Take a second hypothetical.  Imagine a Jew asked for the LSAC to exempt him from Saturday testing.  Suppose further that the LSAC agreed, but on the condition that an asterisk be placed on his score, indicating that this student was exempt from Saturday testing.  I don’t think it is a violation of Godwin’s Law to say that gratuitously labeling a person as a Jew is a classic example of discrimination.

So what they are saying, by putting that asterisk on people who receive extra time is that in fact the accommodation is not equal—that these disabled persons receive an unfair advantage.  It is in direct contradiction of what the ADA states, which is that such accommodations are necessary to avoid disability-based discrimination and is almost certainly a violation of the ADA’s anti-retaliation provision.

I will add that I have a theory about why they behave like this, to a certain extent.  In college it was a somewhat predictable pattern.  When I first met a professor I would explain to him or her about my disabilities and they would very often have a bit of skepticism.  But as the semester went on, the skepticism melted away.  I had to convince them that I knew enough about my subject to deserve the grade that I was earning on their tests with accommodations.  I am proud to say that I graduated with a perfect 4.0 average, and I can say with confidence that all of my professors believed I fully deserved the grade I received.

But for the LSAC, a disabled person is just a name on a piece of paper, making demands of them.  They develop no relationship with these persons, so there is more room for distrust and suspicion that these people are getting some kind of unfair advantage.

Of course the flaw in this theory is explaining why those who administer the SAT, the ACT and the GED exam I took had taken a different attitude.  So consider that theory a work in progress.

Still, whatever the psychology involved, the courts need to stop treating them with kit gloves.  Bluntly the LSAT is a somewhat ridiculous test anyway; few practicing lawyers feel that it tests the aptitudes lawyers must have.  And the Department of Justice needs to start taking this at least as seriously as they take fashionable issues like the failure to accommodate Islamic religious practices and bullying.  I feel like that this is one of the great civil rights issues of our time, but the Department of Justice treats disabled people like the redheaded stepchild of our anti-discrimination laws.


By the way, I have written a lot more about the philosophical underpinnings of ADA law, here.


Follow me at Twitter @aaronworthing, mostly for snark and site updates.


  1. Hey, any chance you could eliminate the full justification in your posts? It really looks awful on mobile devices. The justification leaves huge spaces between some words. Also, when viewed in Google Reader, my preferred viewer, some words are scrunched together.

    For example, your second paragraph looks like this.

    The ABA sets standards for accreditation of lawschools. As of this moment, they requireevery single school to consider scores on the Law School Admission Test a.k.a. theLSAT.

  2. I agree with the justification issue.
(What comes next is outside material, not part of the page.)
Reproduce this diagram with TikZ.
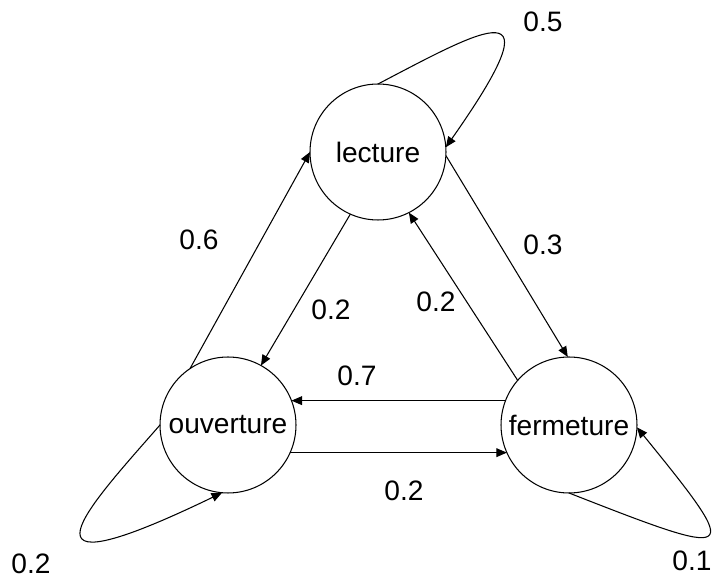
\documentclass[tikz,border=0pt]{standalone}
\usepackage{fontspec}
\setmainfont{Liberation Sans}
\usetikzlibrary{arrows.meta, positioning}
\tikzset{
  state/.style={circle, draw=black, minimum size=2.72cm, inner sep=0pt, outer sep=0pt},
  arrow/.style={-{Triangle[length=6pt, width=5pt]}},
  prob/.style={inner sep=0pt}
}

\begin{document}
\begin{tikzpicture}[
    x=0.02cm, y=-0.02cm,
    line width=0.6pt,
    every node/.style={font=\fontsize{16}{19}\selectfont}
]
    \useasboundingbox (0,0) rectangle (714,577);

    \node (lecture) [state] at (378,152) {lecture};
    \node (ouverture) [state] at (228,425) {ouverture};
    \node (fermeture) [state] at (569,425) {fermeture};

    \node (lbl-ll) [prob] at (543,22) {0.5};
    \node (lbl-ol) [prob] at (199,240) {0.6};
    \node (lbl-lo) [prob] at (331,310) {0.2};
    \node (lbl-fl) [prob] at (436,302) {0.2};
    \node (lbl-lf) [prob] at (543,245) {0.3};
    \node (lbl-fo) [prob] at (357,376) {0.7};
    \node (lbl-of) [prob] at (404,491) {0.2};
    \node (lbl-oo) [prob] at (31,564) {0.2};
    \node (lbl-ff) [prob] at (692,561) {0.1};

    \draw [arrow] (ouverture.124) -- (lecture.180);
    \draw [arrow] (lecture.246) -- (ouverture.61);
    \draw [arrow] (lecture.-3) -- (fermeture.91);
    \draw [arrow] (fermeture.139) -- (lecture.297);
    \draw [arrow] (fermeture.159) -- (ouverture.21);
    \draw [arrow] (ouverture.-24) -- (fermeture.204);

    \draw [arrow] (lecture.90) .. controls (485,28) and (560,-15) .. (lecture.4);
    \draw [arrow] (ouverture.180) .. controls (90,505) and (0,600) .. (ouverture.265);
    \draw [arrow] (fermeture.270) .. controls (740,560) and (745,560) .. (fermeture.358);
\end{tikzpicture}
\end{document}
I enjoy reading your posts, but it's painful in Google reader.

  3. Okay, when I get home I will remove the justification and stop using it. Personally I find it to be easier on my eyes the way I read it, but it sound downright awful on google reader.

    Thanks for the tip (said the mohel).

  4. Keep the tip (said the leper to the prostitute).

  5. I like the article and it is only the tip of the disability discrimination iceberg sinking the legal profession. The comments sound like a bunch of disability haters, like the same types who are involved in Judicial Selection of new Judges in the Eighth Judicial Circuit of Florida where the Florida Bar Board of Governors member, Carl Schwait, sent a publication saying there would be "racial, gender, and ethnic diversity" but intentionally omitting "disability" as required by Title II of the ADA. That's right - you can't have a disabled person apply to be a Judge in Florida because it would upset the bigots and bullies.